The once cancelled game depicting the Iraq War’s bloodiest battle has been revived as a first-person shooter that attempts to engender sympathy for US soldiers at the expense of Iraqis.
The Second Battle of Fallujah, a violent and tragic episode that took place over the course of six weeks in late 2004 during the Iraq War, was heavily criticised for the scale of civilian casualties – and the US military’s use of white phosphorus and numerous violent acts by coalition forces against non-combatants.
Now, nearly two decades later, a video game about the bloody battle is being slated for release. Seattle-based development company Highwire Games is reviving the controversial project, Six Days in Fallujah – which was cancelled in 2010 – in conjunction with games publisher Victura.

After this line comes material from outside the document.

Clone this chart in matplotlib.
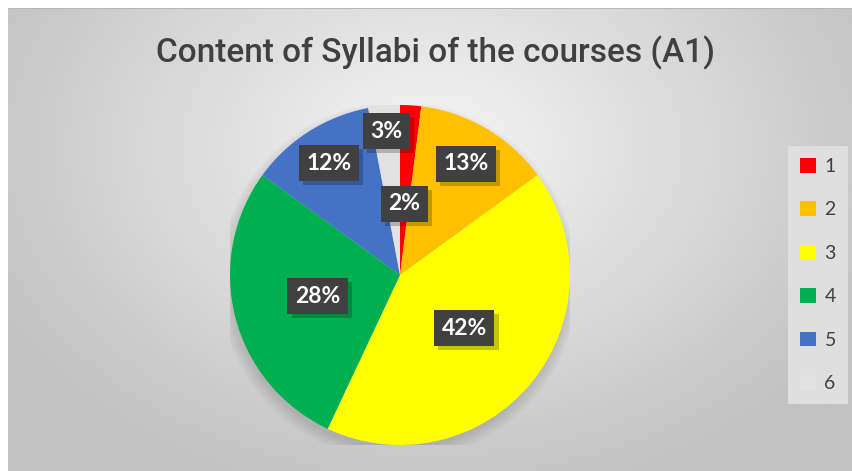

On the game’s own website, Six Days is described as “a first-person tactical military shooter that recreates true stories of Marines, Soldiers, and Iraqi civilians who fought Al Qaeda during the toughest urban battle since 1968.”
A six-minute-long preview released on Tuesday, in which testimonials from some military personnel who participated in the battle in real life alternate with gameplay depicting scenarios from the campaign.
“Games by their very nature allow people to inhabit another person’s subjectivity and empathize with their perspective,” Dr Romana Ramzan, Producer at No Code Studio, tells TRT World.
“In this case, the game engenders sympathy with an event that resulted in the murder of innocent Iraqi civilians.”
Six Days is said to feature groundbreaking technology developed by Highwire called “Procedural Architecture,” which re-shapes the entire battlefield each time the game is played, assembling entire buildings and city blocks procedurally.
Marketing from the game’s website claims that its creators interviewed over 100 Marines, soldiers and Iraqi civilians to recreate “real-life scenarios” played through the eyes of real people that narrate what transpired during the battle.
However, it appears that the majority of the game will be portrayed through the eyes of US military members, including a mission where players track an unarmed Iraqi civilian. Victura adds that reprising the role of an insurgent will not be allowed.
The game was originally announced back in 2009 by Texas-based developer Atomic Games, and Japanese gaming giant Konami attached itself as publisher and funding partner.
However, shortly after its reveal the game would draw strong criticism from both veterans and anti-war organisations, eventually forcing Konami to drop the project a few weeks short of its debut. Atomic Games shut down shortly after and CEO Peter Tamte went on to form his own publishing studio, Victura.
The game remained in limbo since 2010, until Victura started working with Highwire over the last three years to relaunch it. It’s scheduled for release later this year.
The gaming industry’s Islamophobia problem
The subject matter Six Days grapples with is itself inherently a deeply sensitive portion of US and Iraqi history to render in a responsible manner by companies that are in the business of creating entertainment products.
Some criticism stems from the mixed messaging on how the game has been marketed. On the one hand, both the website and Tamte himself claim the game is not meant to reflect any “political commentary,” but contradictory follow up statements highlight that Victura does not deny that events in the game were “inseparable from politics”.
Marketing a game specifically based on a real battle that took place amid a catastrophic war that was the consequence of political decisions, only to absolve it of any political elements, reveals it as nothing more than military propaganda.
Perhaps most revealing is one of the aims the game’s developers endeavour to pursue: to teach players empathy. But that empathy is selective, reserved for the plight of US Marines that players will be experiencing the game through.
Forget that those same US soldiers went into a city and killed hundreds of civilians during a war that was thoroughly discredited over the justification of “weapons of mass destruction”.
That an elevated empathy for Americans must come at the expense of dehumanised other – the Arab, and more broadly, the Muslim – is a reflection of racist anti-Muslim sentiment post-9/11 fanned by the media and distilled through popular culture.
It’s then no surprise the gaming industry has been guilty of reinforcing Islamophobia through the reproduction of harmful stereotypes that render Muslims villainous and dispensable.
In an article for the Islamophobia Studies Journal, researchers Tanner Mirrlees and Taha Ibaid argue that digital war games have frequently peddled misleading stereotypes about Muslims that function to “prop up patriarchal militarism and Islamophobia in the context of the US-led Global War on Terror”.
The authors probe a slew of popular war games released between 2001 and 2012 from Call of Duty 4: Modern Warfare to Medal of Honor and found that they incorporated the gaze of the “mythical Muslim” to be “virtually killed in the name of US and global security.”
“People have become desensitised to killing, especially the killing of Muslims,” says Ramzan.
“Instead of trivialising and glorifying wars and violence, why can’t we show the human cost of war?”